Written request: Exclude images, then output the remaining data verbatim.

########

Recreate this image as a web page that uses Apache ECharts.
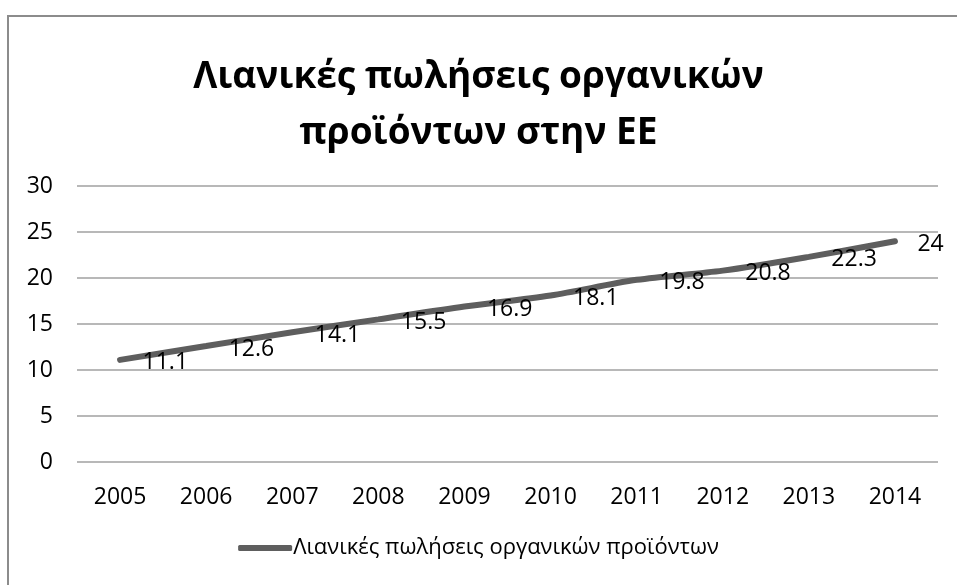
<!DOCTYPE html>
<html>
<head>
<meta charset="utf-8">
<script src="https://cdn.jsdelivr.net/npm/echarts@6/dist/echarts.min.js"></script>
<style>
  html, body { margin: 0; padding: 0; background: #ffffff; }
  #chart { width: 957px; height: 585px; }
</style>
</head>
<body>
<div id="chart"></div>
<script>
// Retail sales of organic products in the EU, 2005–2014
const years = ['2005', '2006', '2007', '2008', '2009', '2010', '2011', '2012', '2013', '2014'];
const sales = [11.1, 12.6, 14.1, 15.5, 16.9, 18.1, 19.8, 20.8, 22.3, 24];
const seriesName = 'Λιανικές πωλήσεις οργανικών προϊόντων';
const titleText = 'Λιανικές πωλήσεις οργανικών\nπροϊόντων στην ΕΕ';

const font = '"Open Sans", "Noto Sans", sans-serif';
const lineColor = '#5e5e5e';

const chart = echarts.init(document.getElementById('chart'), null, { renderer: 'canvas' });

chart.setOption({
  backgroundColor: '#ffffff',
  animation: false,
  graphic: [{
    type: 'rect',
    shape: { x: 8, y: 16, width: 1000, height: 700 },
    style: { fill: 'none', stroke: '#8c8c8c', lineWidth: 2 },
    silent: true
  }],
  title: {
    text: titleText,
    left: 'center',
    top: 44,
    textStyle: {
      fontFamily: font,
      fontSize: 37,
      fontWeight: 'bold',
      color: '#000000',
      lineHeight: 56,
      align: 'center'
    }
  },
  legend: {
    bottom: 21,
    left: 'center',
    itemWidth: 54,
    itemHeight: 6,
    itemGap: 0,
    icon: 'roundRect',
    textStyle: { fontFamily: font, fontSize: 22, color: '#000000', padding: [0, 0, 0, -4] },
    data: [{ name: seriesName, itemStyle: { color: lineColor } }]
  },
  grid: {
    left: 77,
    right: 19,
    top: 186,
    bottom: 123,
    containLabel: false
  },
  xAxis: {
    type: 'category',
    data: years,
    boundaryGap: true,
    axisLine: { show: false },
    axisTick: { show: false },
    axisLabel: { fontFamily: font, fontSize: 23, color: '#000000', margin: 24 }
  },
  yAxis: {
    type: 'value',
    min: 0,
    max: 30,
    interval: 5,
    axisLine: { show: false },
    axisTick: { show: false },
    axisLabel: { fontFamily: font, fontSize: 23, color: '#000000', margin: 24 },
    splitLine: { lineStyle: { color: '#a0a0a0', width: 1.5 } }
  },
  series: [{
    name: seriesName,
    type: 'line',
    data: sales,
    smooth: 0.3,
    symbol: 'circle',
    symbolSize: 1,
    showSymbol: true,
    lineStyle: { color: lineColor, width: 6, cap: 'round' },
    itemStyle: { color: 'rgba(0,0,0,0)', borderWidth: 0 },
    label: {
      show: true,
      position: 'right',
      distance: 22,
      offset: [0, 3],
      fontFamily: font,
      fontSize: 23,
      color: '#000000'
    }
  }]
});
</script>
</body>
</html>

########

Response to this task:
Recreate this image as a web page that uses Apache ECharts.
<!DOCTYPE html>
<html>
<head>
<meta charset="utf-8">
<script src="https://cdn.jsdelivr.net/npm/echarts@6/dist/echarts.min.js"></script>
<style>
  html, body { margin: 0; padding: 0; background: #ffffff; }
  #chart { width: 957px; height: 585px; }
</style>
</head>
<body>
<div id="chart"></div>
<script>
// Retail sales of organic products in the EU, 2005–2014
const years = ['2005', '2006', '2007', '2008', '2009', '2010', '2011', '2012', '2013', '2014'];
const sales = [11.1, 12.6, 14.1, 15.5, 16.9, 18.1, 19.8, 20.8, 22.3, 24];
const seriesName = 'Λιανικές πωλήσεις οργανικών προϊόντων';
const titleText = 'Λιανικές πωλήσεις οργανικών\nπροϊόντων στην ΕΕ';

const font = '"Open Sans", "Noto Sans", sans-serif';
const lineColor = '#5e5e5e';

const chart = echarts.init(document.getElementById('chart'), null, { renderer: 'canvas' });

chart.setOption({
  backgroundColor: '#ffffff',
  animation: false,
  graphic: [{
    type: 'rect',
    shape: { x: 8, y: 16, width: 1000, height: 700 },
    style: { fill: 'none', stroke: '#8c8c8c', lineWidth: 2 },
    silent: true
  }],
  title: {
    text: titleText,
    left: 'center',
    top: 44,
    textStyle: {
      fontFamily: font,
      fontSize: 37,
      fontWeight: 'bold',
      color: '#000000',
      lineHeight: 56,
      align: 'center'
    }
  },
  legend: {
    bottom: 21,
    left: 'center',
    itemWidth: 54,
    itemHeight: 6,
    itemGap: 0,
    icon: 'roundRect',
    textStyle: { fontFamily: font, fontSize: 22, color: '#000000', padding: [0, 0, 0, -4] },
    data: [{ name: seriesName, itemStyle: { color: lineColor } }]
  },
  grid: {
    left: 77,
    right: 19,
    top: 186,
    bottom: 123,
    containLabel: false
  },
  xAxis: {
    type: 'category',
    data: years,
    boundaryGap: true,
    axisLine: { show: false },
    axisTick: { show: false },
    axisLabel: { fontFamily: font, fontSize: 23, color: '#000000', margin: 24 }
  },
  yAxis: {
    type: 'value',
    min: 0,
    max: 30,
    interval: 5,
    axisLine: { show: false },
    axisTick: { show: false },
    axisLabel: { fontFamily: font, fontSize: 23, color: '#000000', margin: 24 },
    splitLine: { lineStyle: { color: '#a0a0a0', width: 1.5 } }
  },
  series: [{
    name: seriesName,
    type: 'line',
    data: sales,
    smooth: 0.3,
    symbol: 'circle',
    symbolSize: 1,
    showSymbol: true,
    lineStyle: { color: lineColor, width: 6, cap: 'round' },
    itemStyle: { color: 'rgba(0,0,0,0)', borderWidth: 0 },
    label: {
      show: true,
      position: 'right',
      distance: 22,
      offset: [0, 3],
      fontFamily: font,
      fontSize: 23,
      color: '#000000'
    }
  }]
});
</script>
</body>
</html>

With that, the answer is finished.